Who can use the Greater Restoration spell?
Not all creatures are allowed to wield this spell, in Dungeons and Dragons 5e, the creatures allowed to use this spell are the Druids, Bards, and Clerics.
However, apart from the base game, the Celestials and artificers can also use this spell. Greater restoration is a very good spell to covet and it is necessary for one of the party members to have it.
When should Greater restoration be used?
As the name suggests, one often would need restoration after danger or harm has been done to the creature. The greater restoration spell is usually used to undo a debilitating effect that has been done to a creature. For example, Greater restoration should be used to undo the paralysis done to a party member after a medusa must have paralyzed a party member.
Must I know the effect before I could undo it?
Greater restoration does not provide that you can only end a debilitating effect that you know. In fact, you don’t even need to know what caused the effect to undo it. This is why the greater restoration spell is very flexible.
This is well demonstrated in situations where a character suffers an effect that is not known by any party member. This is a very good use case for the Greater restoration spell as you could salvage the situation without having to know what the party member is suffering or who caused it.
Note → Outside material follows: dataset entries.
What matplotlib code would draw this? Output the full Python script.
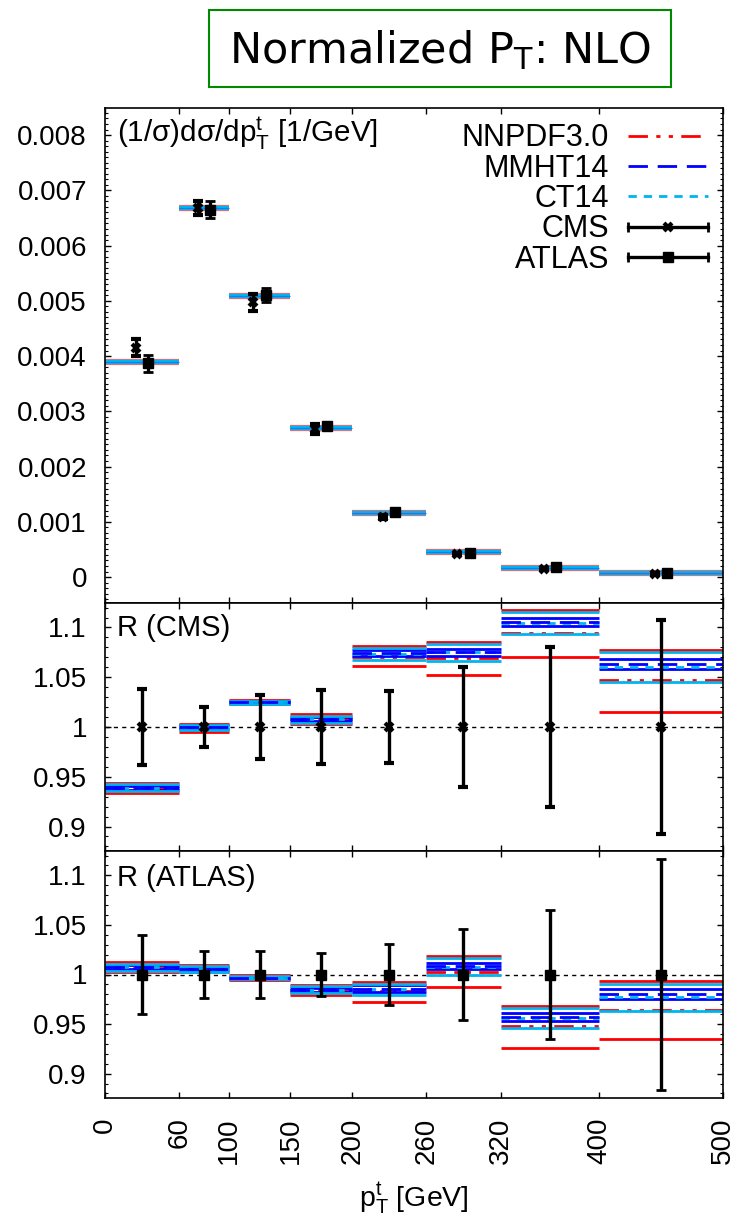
import matplotlib
matplotlib.use("Agg")
import matplotlib.pyplot as plt
from matplotlib.lines import Line2D
from matplotlib.legend_handler import HandlerLine2D
from matplotlib.patches import Rectangle
from matplotlib.ticker import MultipleLocator, FormatStrFormatter

plt.rcParams['font.family'] = ['Liberation Sans', 'DejaVu Sans']
plt.rcParams['font.size'] = 20
plt.rcParams['mathtext.fontset'] = 'custom'
plt.rcParams['mathtext.rm'] = 'Liberation Sans'
plt.rcParams['mathtext.it'] = 'Liberation Sans:italic'

# bins in p_T^t [GeV]
edges = [0, 60, 100, 150, 200, 260, 320, 400, 500]
centers = [30, 80, 125, 175, 230, 290, 360, 450]

# main panel: normalized cross section [1/GeV]
th_main = [3.897e-3, 6.68e-3, 5.09e-3, 2.70e-3, 1.164e-3, 0.447e-3, 0.169e-3, 0.066e-3]
cms_val = [4.15e-3, 6.68e-3, 4.97e-3, 2.68e-3, 1.083e-3, 0.416e-3, 0.154e-3, 0.062e-3]
cms_err = [0.158e-3, 0.134e-3, 0.159e-3, 0.099e-3, 0.039e-3, 0.025e-3, 0.012e-3, 0.0067e-3]
atl_val = [3.87e-3, 6.65e-3, 5.11e-3, 2.74e-3, 1.18e-3, 0.443e-3, 0.176e-3, 0.067e-3]
atl_err = [0.155e-3, 0.16e-3, 0.123e-3, 0.060e-3, 0.037e-3, 0.020e-3, 0.0114e-3, 0.0078e-3]

# ratio theory/CMS
cms_nn_c = [0.939, 0.999, 1.025, 1.008, 1.0707, 1.069, 1.0945, 1.047]
cms_nn_lo = [0.934, 0.995, 1.023, 1.003, 1.061, 1.0526, 1.0707, 1.0148]
cms_nn_hi = [0.944, 1.003, 1.027, 1.013, 1.081, 1.085, 1.1176, 1.0774]
cms_mm_c = [0.939, 1.000, 1.025, 1.008, 1.074, 1.075, 1.1055, 1.0637]
cms_mm_lo = [0.937, 0.998, 1.024, 1.006, 1.0717, 1.0717, 1.101, 1.058]
cms_mm_hi = [0.941, 1.002, 1.026, 1.010, 1.077, 1.078, 1.110, 1.0687]
cms_ct_c = [0.939, 1.000, 1.025, 1.008, 1.0736, 1.075, 1.1045, 1.0603]
cms_ct_lo = [0.9355, 0.9965, 1.0235, 1.0045, 1.0676, 1.0667, 1.093, 1.0455]
cms_ct_hi = [0.9425, 1.0025, 1.0265, 1.0115, 1.0795, 1.083, 1.1156, 1.075]
cms_rel = [0.038, 0.020, 0.032, 0.037, 0.036, 0.060, 0.080, 0.108]

# ratio theory/ATLAS
atl_nn_c = [1.007, 1.006, 0.9966, 0.9846, 0.983, 1.0027, 0.9477, 0.9641]
atl_nn_lo = [1.0024, 1.0024, 0.9942, 0.9795, 0.9726, 0.9877, 0.9258, 0.9347]
atl_nn_hi = [1.0126, 1.0096, 0.999, 0.989, 0.992, 1.0188, 0.9685, 0.9938]
atl_mm_c = [1.0075, 1.006, 0.9966, 0.9846, 0.9855, 1.0085, 0.9573, 0.980]
atl_mm_lo = [1.0055, 1.0045, 0.9955, 0.9825, 0.982, 1.0051, 0.9532, 0.975]
atl_mm_hi = [1.0095, 1.0075, 0.9977, 0.9867, 0.989, 1.0113, 0.9607, 0.9853]
atl_ct_c = [1.0075, 1.006, 0.9966, 0.9846, 0.985, 1.008, 0.9565, 0.9778]
atl_ct_lo = [1.004, 1.003, 0.995, 0.981, 0.979, 1.000, 0.946, 0.9634]
atl_ct_hi = [1.011, 1.009, 0.998, 0.988, 0.990, 1.0164, 0.9658, 0.9908]
atl_rel = [0.040, 0.024, 0.024, 0.022, 0.031, 0.046, 0.065, 0.117]

RED, BLUE, CYAN = '#ff0000', '#0000ff', '#00b4f0'
NN_DASH = (0, (7, 3, 1.5, 3, 1.5, 3))
MM_DASH = (0, (7, 3.5))
CT_DASH = (0, (3, 2.5))
shift = 5

fig = plt.figure(figsize=(7.35, 12.18), dpi=100)
L, W = 105 / 735, 618 / 735
ax1 = fig.add_axes([L, 1 - 603 / 1218, W, 495 / 1218])
ax2 = fig.add_axes([L, 1 - 851 / 1218, W, 248 / 1218], sharex=ax1)
ax3 = fig.add_axes([L, 1 - 1098 / 1218, W, 247 / 1218], sharex=ax1)

lo_e, hi_e = edges[:-1], edges[1:]
cms_style = dict(fmt='x', color='k', ms=6, mew=3, elinewidth=2.4,
                 capsize=3.8, capthick=2, zorder=5)
atl_style = dict(fmt='s', color='k', ms=6.5, elinewidth=2.4,
                 capsize=3.8, capthick=2, zorder=5)


def band(ax, c, lo, hi, color, dash, central=True):
    ax.hlines(lo, lo_e, hi_e, color=color, lw=2)
    ax.hlines(hi, lo_e, hi_e, color=color, lw=2)
    if central:
        ax.hlines(c, lo_e, hi_e, color=color, lw=2, linestyles=[dash])


# main panel
ax1.hlines(th_main, lo_e, hi_e, color=RED, lw=4.5, alpha=0.6)
ax1.hlines(th_main, lo_e, hi_e, color=CYAN, lw=3.2)
ax1.hlines(th_main, lo_e, hi_e, color='#3070e0', lw=0.8)
ax1.errorbar([c - shift for c in centers], cms_val, yerr=cms_err, **cms_style)
ax1.errorbar([c + shift for c in centers], atl_val, yerr=atl_err, **atl_style)
ax1.set_ylim(-0.00047, 0.00849)
ax1.yaxis.set_major_locator(MultipleLocator(0.001))
ax1.yaxis.set_minor_locator(MultipleLocator(0.0001))
ax1.yaxis.set_major_formatter(FormatStrFormatter('%g'))
ax1.text(0.02, 0.987, r'(1/σ)dσ/dp$_\mathrm{T}^\mathrm{t}$ [1/GeV]',
         transform=ax1.transAxes, ha='left', va='top', fontsize=21.3)

# ratio panels
ratio_sets = [
    (ax2, 'R (CMS)', cms_nn_c, cms_nn_lo, cms_nn_hi, cms_mm_c, cms_mm_lo, cms_mm_hi,
     cms_ct_c, cms_ct_lo, cms_ct_hi, cms_rel, cms_style, 0.957),
    (ax3, 'R (ATLAS)', atl_nn_c, atl_nn_lo, atl_nn_hi, atl_mm_c, atl_mm_lo, atl_mm_hi,
     atl_ct_c, atl_ct_lo, atl_ct_hi, atl_rel, atl_style, 0.947),
]
for (ax, name, nc, nl, nh, mc, ml, mh, cc, cl, chh, rel, st, ty) in ratio_sets:
    ax.axhline(1.0, color='k', lw=1, ls=(0, (3, 3)), zorder=1)
    band(ax, nc, nl, nh, RED, NN_DASH)
    band(ax, mc, ml, mh, BLUE, MM_DASH, central=False)
    band(ax, cc, cl, chh, CYAN, CT_DASH)
    ax.hlines(mc, lo_e, hi_e, color=BLUE, lw=2, linestyles=[MM_DASH])
    ax.errorbar(centers, [1.0] * len(centers), yerr=rel, **st)
    ax.set_ylim(0.8754, 1.1246)
    ax.set_yticks([0.9, 0.95, 1.0, 1.05, 1.1])
    ax.yaxis.set_minor_locator(MultipleLocator(0.01))
    ax.yaxis.set_major_formatter(FormatStrFormatter('%g'))
    ax.text(0.02, ty, name, transform=ax.transAxes, ha='left', va='top',
            fontsize=21)

for ax in (ax1, ax2, ax3):
    ax.set_xlim(0, 500)
    ax.set_xticks(edges)
    for s in ax.spines.values():
        s.set_linewidth(1.2)
    ax.tick_params(which='both', direction='in', top=True, right=True)
    ax.tick_params(which='major', length=4.5, width=1)
    ax.tick_params(which='minor', length=2.5, width=0.8)
    ax.tick_params(axis='y', pad=13)
for ax in (ax1, ax2):
    ax.tick_params(axis='x', labelbottom=False)
ax3.tick_params(axis='x', labelrotation=90, pad=14)
fig.text(414 / 735, 1 - 1198 / 1218, r'p$_\mathrm{T}^\mathrm{t}$ [GeV]',
         ha='center', va='center', fontsize=20.5)

# legend
h_nn = Line2D([], [], color=RED, lw=2, ls=NN_DASH)
h_mm = Line2D([], [], color=BLUE, lw=2, ls=MM_DASH)
h_ct = Line2D([], [], color=CYAN, lw=2, ls=CT_DASH)
caps1 = Line2D([], [], color='k', lw=2.4, marker='|', ms=7, mew=2)
caps2 = Line2D([], [], color='k', lw=2.4, marker='|', ms=7, mew=2)
m_cms = Line2D([], [], ls='none', color='k', marker='x', ms=6, mew=3)
m_atl = Line2D([], [], ls='none', color='k', marker='s', ms=6.5)
ax1.legend([h_nn, h_mm, h_ct, (caps1, m_cms), (caps2, m_atl)],
           ['NNPDF3.0', 'MMHT14', 'CT14', 'CMS', 'ATLAS'],
           handler_map={caps1: HandlerLine2D(numpoints=2, marker_pad=0),
                        caps2: HandlerLine2D(numpoints=2, marker_pad=0)},
           loc='upper right', bbox_to_anchor=(1.0, 1.0), frameon=False,
           markerfirst=False, handlelength=2.6, handletextpad=0.62,
           labelspacing=0.01, borderaxespad=0, borderpad=0.5, fontsize=22)

# title box
fig.patches.append(Rectangle((209 / 735, 1 - 87 / 1218), 462 / 735, 77 / 1218,
                             transform=fig.transFigure, fill=False,
                             ec='#008a00', lw=1.5))
fig.text(440 / 735, 1 - 50 / 1218, r'Normalized P$_\mathrm{T}$: NLO',
         fontsize=31, family='DejaVu Sans', math_fontfamily='dejavusans',
         ha='center', va='center')

fig.savefig('out.png', dpi=100)
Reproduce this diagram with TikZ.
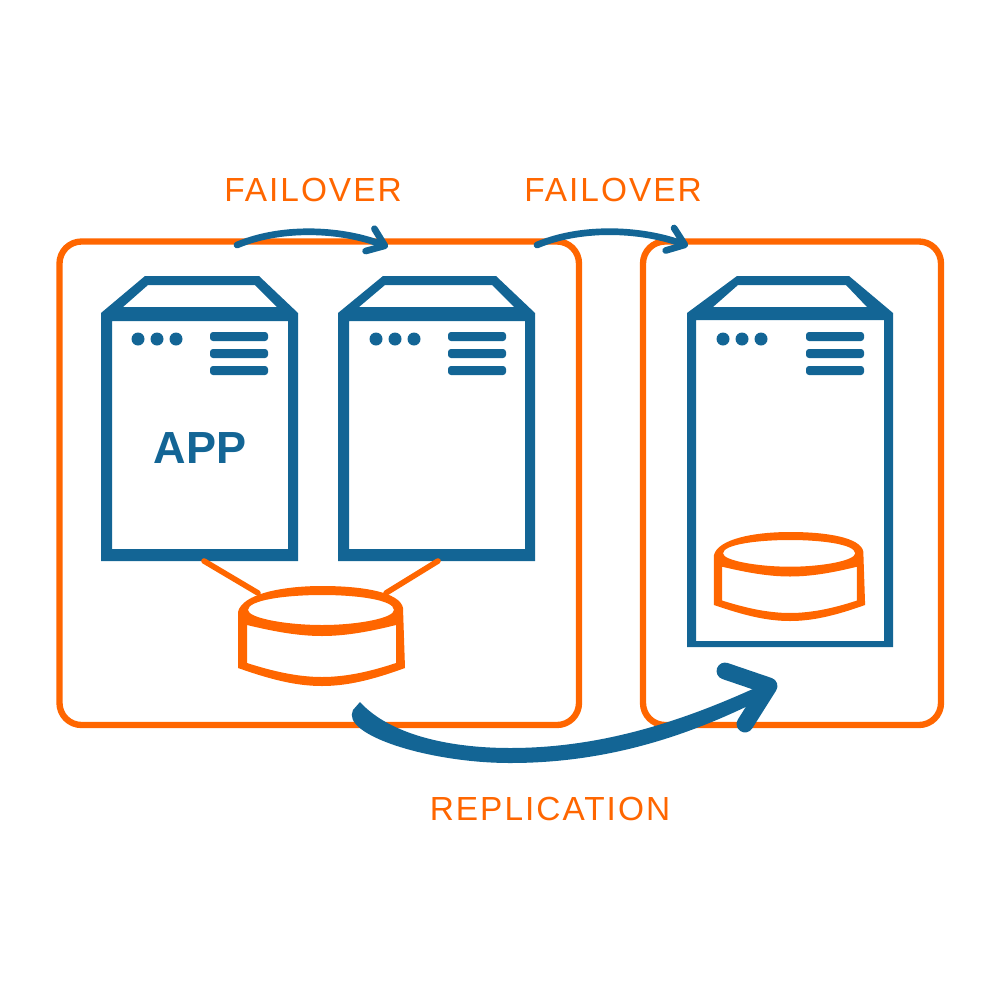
\documentclass[tikz,border=0pt]{standalone}
\usepackage{fontspec}
\setmainfont{Liberation Sans}
\newfontfamily\labelfont[LetterSpace=6]{Liberation Sans}
\usetikzlibrary{arrows.meta}
\definecolor{serverblue}{HTML}{136595}
\definecolor{siteorange}{HTML}{FF6600}
\tikzset{
    px/.style={x=0.01cm, y=-0.01cm},
    sitebox/.style={draw=siteorange, line width=1.8pt, rounded corners=2.2mm},
    dblink/.style={draw=siteorange, line width=1.6pt, line cap=round},
    failarrow/.style={draw=serverblue, line width=1.9pt, line cap=round, -{Straight Barb[round, length=1.6mm, width=2.4mm]}},
    sitelabel/.style={text=siteorange, font=\labelfont\fontsize{9.5}{11}\selectfont},
    applabel/.style={text=serverblue, font=\bfseries\fontsize{12.8}{15}\selectfont},
    pics/serverdots/.style={code={
        \foreach \i in {0, 19, 38} {\fill[serverblue] (\i, 0) circle (6.5);}
    }},
    pics/serverbars/.style={code={
        \foreach \i in {0, 17, 34} {\fill[serverblue, rounded corners=0.3mm] (0, \i) rectangle (58, \i+9);}
    }},
    pics/dbstack/.style={code={
        \fill[siteorange, even odd rule]
            (-84, 82) -- (-84, 26) .. controls (-80, 8) and (-40, 0) .. (0, 0)
            .. controls (40, 0) and (78, 6) .. (81, 22) -- (83, 82)
            .. controls (50, 94) and (25, 100) .. (0, 100)
            .. controls (-25, 100) and (-50, 94) .. (-84, 82) -- cycle
            (-74, 24) .. controls (-74, 14) and (-36, 9) .. (0, 9)
            .. controls (36, 9) and (72, 14) .. (72, 24)
            .. controls (72, 32) and (36, 39) .. (0, 39)
            .. controls (-36, 39) and (-74, 32) .. (-74, 24) -- cycle
            (-75, 39) .. controls (-50, 45) and (-25, 50) .. (0, 50)
            .. controls (25, 50) and (50, 45) .. (74, 39) -- (74, 77)
            .. controls (50, 85) and (25, 91) .. (0, 91)
            .. controls (-25, 91) and (-50, 85) .. (-75, 77) -- cycle;
    }}
}
\begin{document}
\begin{tikzpicture}[px]
    \useasboundingbox (0, 0) rectangle (1000, 1000);

    \path (237, 245) coordinate (F1);
    \path (388, 247) coordinate (F2);
    \path (537, 245) coordinate (F3);
    \path (688, 246) coordinate (F4);

    \path (204, 561) coordinate (L1);
    \path (258, 593) coordinate (L2);
    \path (438, 561) coordinate (L3);
    \path (386, 593) coordinate (L4);

    \path (725, 671) coordinate (R1);
    \path (769, 686) coordinate (R2);
    \path (745, 724) coordinate (R3);

    % sites
    \draw[sitebox] (59.5, 241.5) rectangle (579, 725);
    \draw[sitebox] (643, 241.5) rectangle (941, 725);

    % servers
    \fill[serverblue, even odd rule] (101, 313) rectangle (298, 561) (112, 321) rectangle (288, 549);
    \fill[serverblue, even odd rule] (101, 313) -- (145, 276) -- (259, 276) -- (298, 313) -- cycle
        (123, 307) -- (148, 285) -- (255, 285) -- (277, 307) -- cycle;
    \fill[serverblue, even odd rule] (338, 313) rectangle (535, 561) (349, 321) rectangle (525, 549);
    \fill[serverblue, even odd rule] (338, 313) -- (383, 276) -- (496, 276) -- (535, 313) -- cycle
        (359, 307) -- (385, 285) -- (492, 285) -- (514, 307) -- cycle;
    \fill[serverblue, even odd rule] (687, 313) rectangle (893, 647) (696, 320) rectangle (884, 641);
    \fill[serverblue, even odd rule] (687, 313) -- (737, 276) -- (849, 276) -- (893, 313) -- cycle
        (713, 307) -- (738, 285) -- (846, 285) -- (867, 307) -- cycle;

    \pic at (138, 339) {serverdots};
    \pic at (376, 339) {serverdots};
    \pic at (723, 339) {serverdots};
    \pic at (210, 332) {serverbars};
    \pic at (448, 332) {serverbars};
    \pic at (806, 332) {serverbars};

    % databases
    \draw[dblink] (L1) -- (L2);
    \draw[dblink] (L3) -- (L4);
    \pic at (322, 586) {dbstack};
    \pic[xscale=0.905, yscale=0.89] at (790, 532) {dbstack};

    % failover arrows
    \draw[failarrow] (F1) .. controls (285, 225) and (345, 230) .. (F2);
    \draw[failarrow] (F3) .. controls (585, 225) and (645, 230) .. (F4);

    % replication arrow
    \fill[serverblue] (360, 702) .. controls (390, 735) and (450, 748) .. (510, 748)
        .. controls (600, 748) and (680, 722) .. (755, 688) -- (760, 700)
        .. controls (680, 740) and (600, 763) .. (510, 763)
        .. controls (430, 763) and (340, 735) .. (353, 710) -- cycle;
    \draw[serverblue, line width=4.8pt, line cap=round, line join=round] (R1) -- (R2) -- (R3);

    \node[sitelabel] (failoverA) at (313, 190) {FAILOVER};
    \node[sitelabel] (failoverB) at (613, 190) {FAILOVER};
    \node[sitelabel] (replication) at (550, 809) {REPLICATION};
    \node[applabel] (app) at (200, 448) {APP};
\end{tikzpicture}
\end{document}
Is Greater restoration elixir?
Elixirs are portions that are known to cure all ills. Some have asked me if greater restoration serves as an elixir to cure all ills that are done to a party member.
The answer is a No. There are effects that even the greater restoration cannot cure. A perfect example is Vampirism and lycanthropy. If you possess the greater restoration spell, you won’t be able to cure these. It is also worth mentioning that Greater restoration does not curb the conditions ended by lesser restoration.